Justice minister David van Weel said an early warning system for air raids or rocket attacks was “essential”, just two weeks after he had announced that the network of 4,200 sirens was being shut down.

Two years ago MPs voted in favour of a motion by JA21 party leader Joost Eerdmans to extend the maintenance contract for the existing sirens after the previous cabinet had announced they would be switched off in 2025.

Around nine in 10 people in the Netherlands have the mobile phone app NL-Alert installed, but opposition parties voiced concern about the impact of switching off the sirens on the rest of the population.

The NL-Alert system could also be compromised if the electricity network is taken offline, a scenario the government explicitly warns people to prepare for as part of its Denk Vooruit (“think ahead”) campaign.

In a letter to parliament, Van Weel said the current system was antiquated and would be switched off on January 1, 2028, but an “innovative” national network of warning sirens with a different alert sound will be installed in its place.

Defence funding

The new system will be financed from the existing budgets of the justice and defence ministries.

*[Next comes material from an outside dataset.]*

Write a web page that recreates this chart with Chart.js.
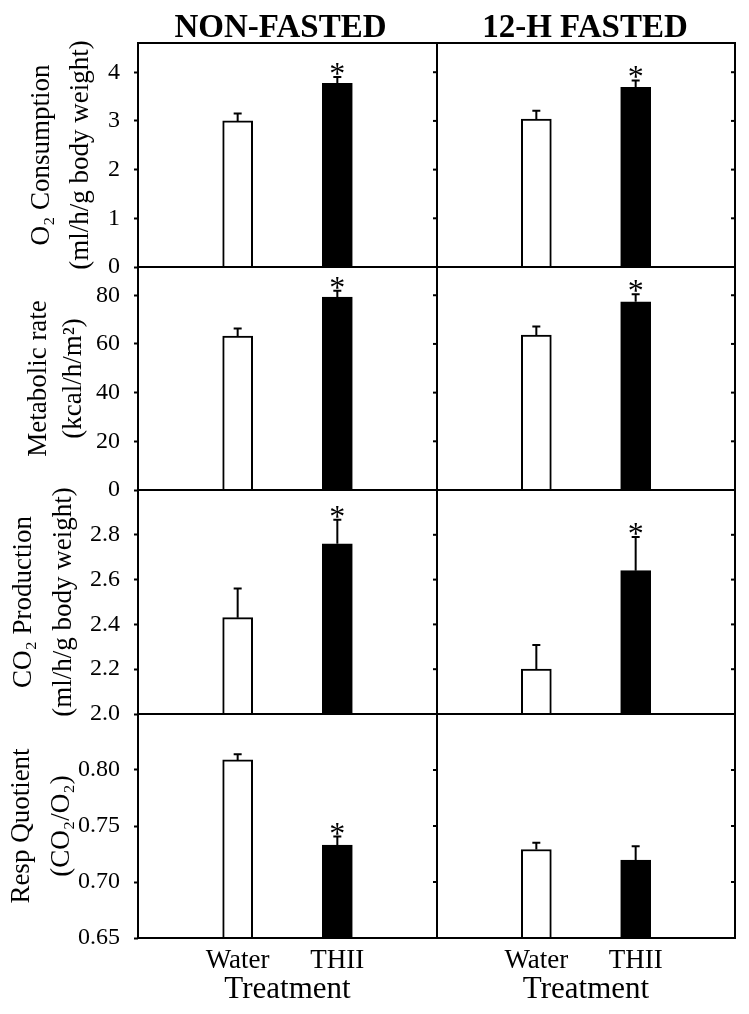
<!DOCTYPE html>
<html lang="en">
<head>
<meta charset="UTF-8">
<title>Metabolic measurements: Water vs THII</title>
<style>
    html, body {
        margin: 0;
        padding: 0;
        background: #ffffff;
    }
    #fig {
        position: relative;
        width: 749px;
        height: 1014px;
        overflow: hidden;
    }
    .panel {
        position: absolute;
    }
</style>
</head>
<body>
<div id="fig"></div>
<script src="https://cdn.jsdelivr.net/npm/chart.js"></script>
<script>
    // ---- data ----
    const categories = ['Water', 'THII'];
    const columnTitles = ['NON-FASTED', '12-H FASTED'];
    const xTitle = 'Treatment';

    // O2 consumption (ml/h/g body weight)
    const o2NonFasted = [3.00, 3.77];
    const o2NonFastedErr = [0.15, 0.13];
    const o2Fasted = [3.04, 3.69];
    const o2FastedErr = [0.17, 0.14];
    const o2Ticks = [0, 1, 2, 3, 4];
    const o2TickLabels = ['0', '1', '2', '3', '4'];

    // Metabolic rate (kcal/h/m2)
    const mrNonFasted = [63.2, 79.2];
    const mrNonFastedErr = [3.1, 2.6];
    const mrFasted = [63.6, 77.3];
    const mrFastedErr = [3.6, 3.1];
    const mrTicks = [0, 20, 40, 60, 80];
    const mrTickLabels = ['0', '20', '40', '60', '80'];

    // CO2 production (ml/h/g body weight)
    const co2NonFasted = [2.43, 2.76];
    const co2NonFastedErr = [0.13, 0.107];
    const co2Fasted = [2.20, 2.64];
    const co2FastedErr = [0.108, 0.15];
    const co2Ticks = [2.0, 2.2, 2.4, 2.6, 2.8];
    const co2TickLabels = ['2.0', '2.2', '2.4', '2.6', '2.8'];

    // Respiratory quotient (CO2/O2)
    const rqNonFasted = [0.809, 0.733];
    const rqNonFastedErr = [0.005, 0.0076];
    const rqFasted = [0.729, 0.7195];
    const rqFastedErr = [0.006, 0.0125];
    const rqTicks = [0.65, 0.70, 0.75, 0.80];
    const rqTickLabels = ['0.65', '0.70', '0.75', '0.80'];

    // significance marks (*)
    const o2Signif = [[false, true], [false, true]];
    const mrSignif = [[false, true], [false, true]];
    const co2Signif = [[false, true], [false, true]];
    const rqSignif = [[false, true], [false, false]];

    // ---- layout ----
    const SERIF = "'Liberation Serif', 'Times New Roman', serif";
    Chart.defaults.font.family = SERIF;
    Chart.defaults.color = '#000';

    const panelTop = [43, 267, 490, 714];
    const figHeight = 1014;
    const overlap = 32; // canvases overlap so tick labels at panel edges fit
    const columns = [
        { left: 0, width: 449, padLeft: 0, padRight: 12, titleDx: -7 },
        { left: 425, width: 324, padLeft: 12, padRight: 14, titleDx: -1 }
    ];

    const rows = [
        { title: ['O\u2082 Consumption', '(ml/h/g body weight)'], lh: 39, tpad: 22.5,
          min: 0, max: 4.6, ticks: o2Ticks, labels: o2TickLabels,
          means: [o2NonFasted, o2Fasted], errs: [o2NonFastedErr, o2FastedErr], signif: o2Signif },
        { title: ['Metabolic rate', '(kcal/h/m\u00B2)'], lh: 35, tpad: 21.5,
          min: 0, max: 91.6, ticks: mrTicks, labels: mrTickLabels,
          means: [mrNonFasted, mrFasted], errs: [mrNonFastedErr, mrFastedErr], signif: mrSignif },
        { title: ['CO\u2082 Production', '(ml/h/g body weight)'], lh: 40, tpad: 4,
          min: 2.0, max: 3.0, ticks: co2Ticks, labels: co2TickLabels,
          means: [co2NonFasted, co2Fasted], errs: [co2NonFastedErr, co2FastedErr], signif: co2Signif },
        { title: ['Resp Quotient', '(CO\u2082/O\u2082)'], lh: 40, tpad: 2,
          min: 0.65, max: 0.85, ticks: rqTicks, labels: rqTickLabels,
          means: [rqNonFasted, rqFasted], errs: [rqNonFastedErr, rqFastedErr], signif: rqSignif }
    ];

    // frame, inner right ticks, error bars, asterisks and column titles
    const panelDecor = {
        id: 'panelDecor',
        afterDatasetsDraw(chart, args, opts) {
            const ctx = chart.ctx;
            const a = chart.chartArea;
            const y = chart.scales.y;
            const meta = chart.getDatasetMeta(0);
            ctx.save();
            ctx.strokeStyle = '#000';
            ctx.fillStyle = '#000';
            ctx.lineWidth = 2;

            opts.means.forEach((m, i) => {
                const bar = meta.data[i + 1];
                const top = y.getPixelForValue(m + opts.errs[i]);
                ctx.beginPath();
                ctx.moveTo(bar.x, bar.y);
                ctx.lineTo(bar.x, top);
                ctx.moveTo(bar.x - 4, top);
                ctx.lineTo(bar.x + 4, top);
                ctx.stroke();
                if (opts.signif[i]) {
                    ctx.font = '32px ' + SERIF;
                    ctx.textAlign = 'center';
                    ctx.textBaseline = 'alphabetic';
                    ctx.fillText('*', bar.x, top + 7);
                }
            });

            ctx.strokeRect(a.left, a.top, a.right - a.left, a.bottom - a.top);

            opts.ticks.forEach(v => {
                const py = y.getPixelForValue(v);
                ctx.beginPath();
                ctx.moveTo(a.right - 4, py);
                ctx.lineTo(a.right, py);
                ctx.stroke();
            });

            if (opts.colTitle) {
                ctx.font = 'bold 33px ' + SERIF;
                ctx.textAlign = 'center';
                ctx.textBaseline = 'alphabetic';
                ctx.fillText(opts.colTitle, (a.left + a.right) / 2 + opts.titleDx, 37 - opts.canvasTop);
            }
            ctx.restore();
        }
    };

    const fig = document.getElementById('fig');

    function makePanel(r, c) {
        const row = rows[r];
        const col = columns[c];
        const isLeft = c === 0;
        const isTop = r === 0;
        const isBottom = r === rows.length - 1;

        const top = isTop ? 0 : panelTop[r] - overlap;
        const bottom = isBottom ? figHeight : panelTop[r + 1] + overlap;
        const padTop = panelTop[r] - top;
        const padBottom = isBottom ? 0 : overlap;

        const div = document.createElement('div');
        div.className = 'panel';
        div.style.left = col.left + 'px';
        div.style.top = top + 'px';
        div.style.width = col.width + 'px';
        div.style.height = (bottom - top) + 'px';
        const canvas = document.createElement('canvas');
        div.appendChild(canvas);
        fig.appendChild(div);

        const means = row.means[c];
        const colors = categories.map((cat, i) => i === 0 ? '#ffffff' : '#000000');

        new Chart(canvas, {
            type: 'bar',
            data: {
                labels: ['', ...categories, ''],
                datasets: [{
                    data: [null, ...means, null],
                    backgroundColor: ['#ffffff', ...colors, '#ffffff'],
                    borderColor: '#000',
                    borderWidth: 2,
                    barThickness: 30
                }]
            },
            options: {
                responsive: true,
                maintainAspectRatio: false,
                animation: false,
                events: [],
                layout: {
                    padding: { left: col.padLeft, right: col.padRight, top: padTop, bottom: padBottom }
                },
                plugins: {
                    legend: { display: false },
                    tooltip: { enabled: false },
                    panelDecor: {
                        means: means,
                        errs: row.errs[c],
                        signif: row.signif[c],
                        ticks: row.ticks,
                        colTitle: isTop ? columnTitles[c] : null,
                        titleDx: col.titleDx,
                        canvasTop: top
                    }
                },
                scales: {
                    x: {
                        type: 'category',
                        offset: false,
                        display: isBottom,
                        grid: { display: false },
                        border: { display: false },
                        ticks: {
                            autoSkip: false,
                            maxRotation: 0,
                            padding: 1,
                            color: '#000',
                            font: { size: 27, lineHeight: 1 }
                        },
                        title: {
                            display: true,
                            text: xTitle,
                            color: '#000',
                            font: { size: 31 },
                            padding: { top: 0, bottom: 6 }
                        },
                        afterFit: s => { if (isBottom) s.height = 76; }
                    },
                    y: {
                        min: row.min,
                        max: row.max,
                        display: isLeft,
                        afterBuildTicks: s => { s.ticks = row.ticks.map(v => ({ value: v })); },
                        ticks: {
                            callback: (v, i) => row.labels[i],
                            color: '#000',
                            padding: 14,
                            font: { size: 24 }
                        },
                        grid: {
                            drawOnChartArea: false,
                            drawTicks: true,
                            tickLength: 4,
                            tickWidth: 2,
                            tickColor: '#000'
                        },
                        border: { display: false },
                        title: {
                            display: true,
                            text: row.title,
                            color: '#000',
                            font: { size: 27, lineHeight: row.lh / 27 },
                            padding: { top: row.tpad, bottom: 0 }
                        },
                        afterFit: s => { if (isLeft) s.width = 138; }
                    }
                }
            },
            plugins: [panelDecor]
        });
    }

    for (let r = 0; r < rows.length; r++) {
        for (let c = 0; c < columns.length; c++) {
            makePanel(r, c);
        }
    }
</script>
</body>
</html>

“We will realise a new civilian-military warning network as an important operational part of both our civilian crisis management and the national air and missile defence system,” Van Weel said.

The 4,278 siren towers, which are tested on the first Monday of every month at noon, were last replaced in 1998. They were last activated in response to rapid river flooding in southern Limburg in 2021 and the release of poisonous chemicals from the Chemelot industrial plant, also in Limburg, in 2019.